*Your objective*.
Print, exactly as they stand, the lines from the start of the listing to the line containing "plt.rcParams['font.family'] = ['Liberation", inclusive.

[start of Dataset content]

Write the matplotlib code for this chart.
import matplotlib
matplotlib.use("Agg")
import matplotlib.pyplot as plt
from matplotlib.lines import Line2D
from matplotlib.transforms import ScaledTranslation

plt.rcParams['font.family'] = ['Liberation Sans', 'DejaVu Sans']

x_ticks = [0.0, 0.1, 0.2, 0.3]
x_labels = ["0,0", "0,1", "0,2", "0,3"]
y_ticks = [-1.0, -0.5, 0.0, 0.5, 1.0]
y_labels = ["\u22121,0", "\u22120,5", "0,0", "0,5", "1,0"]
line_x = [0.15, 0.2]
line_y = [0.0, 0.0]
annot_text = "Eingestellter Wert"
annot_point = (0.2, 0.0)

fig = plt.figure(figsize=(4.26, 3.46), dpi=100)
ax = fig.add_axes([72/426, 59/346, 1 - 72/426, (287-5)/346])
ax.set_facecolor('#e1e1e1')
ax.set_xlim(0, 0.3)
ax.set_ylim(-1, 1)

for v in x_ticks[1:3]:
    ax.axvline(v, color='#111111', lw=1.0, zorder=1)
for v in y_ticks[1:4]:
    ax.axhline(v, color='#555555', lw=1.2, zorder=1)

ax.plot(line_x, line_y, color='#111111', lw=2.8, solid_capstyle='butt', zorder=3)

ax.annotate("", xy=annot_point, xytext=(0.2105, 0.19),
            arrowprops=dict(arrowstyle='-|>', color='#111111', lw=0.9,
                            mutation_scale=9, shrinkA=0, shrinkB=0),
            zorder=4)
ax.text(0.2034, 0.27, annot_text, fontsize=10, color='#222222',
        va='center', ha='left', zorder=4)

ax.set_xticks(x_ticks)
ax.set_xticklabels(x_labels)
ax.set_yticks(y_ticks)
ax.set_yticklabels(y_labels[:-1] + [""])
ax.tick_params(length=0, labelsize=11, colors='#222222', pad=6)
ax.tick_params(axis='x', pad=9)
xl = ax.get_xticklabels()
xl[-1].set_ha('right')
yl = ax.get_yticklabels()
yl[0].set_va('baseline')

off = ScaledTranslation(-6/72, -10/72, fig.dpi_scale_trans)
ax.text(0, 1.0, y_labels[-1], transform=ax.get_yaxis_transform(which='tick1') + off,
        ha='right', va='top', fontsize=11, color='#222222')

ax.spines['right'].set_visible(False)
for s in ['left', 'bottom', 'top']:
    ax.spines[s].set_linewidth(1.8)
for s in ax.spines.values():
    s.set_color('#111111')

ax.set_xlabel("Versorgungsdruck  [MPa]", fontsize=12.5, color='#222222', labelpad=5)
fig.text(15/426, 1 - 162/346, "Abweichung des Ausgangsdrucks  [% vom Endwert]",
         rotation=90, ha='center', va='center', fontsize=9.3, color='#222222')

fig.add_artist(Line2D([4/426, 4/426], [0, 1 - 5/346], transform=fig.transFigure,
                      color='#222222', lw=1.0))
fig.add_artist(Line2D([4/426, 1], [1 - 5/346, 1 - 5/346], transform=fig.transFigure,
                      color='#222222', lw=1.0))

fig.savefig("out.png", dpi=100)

[end of Dataset content]

*Correct result*.
Write the matplotlib code for this chart.
import matplotlib
matplotlib.use("Agg")
import matplotlib.pyplot as plt
from matplotlib.lines import Line2D
from matplotlib.transforms import ScaledTranslation

plt.rcParams['font.family'] = ['Liberation Sans', 'DejaVu Sans']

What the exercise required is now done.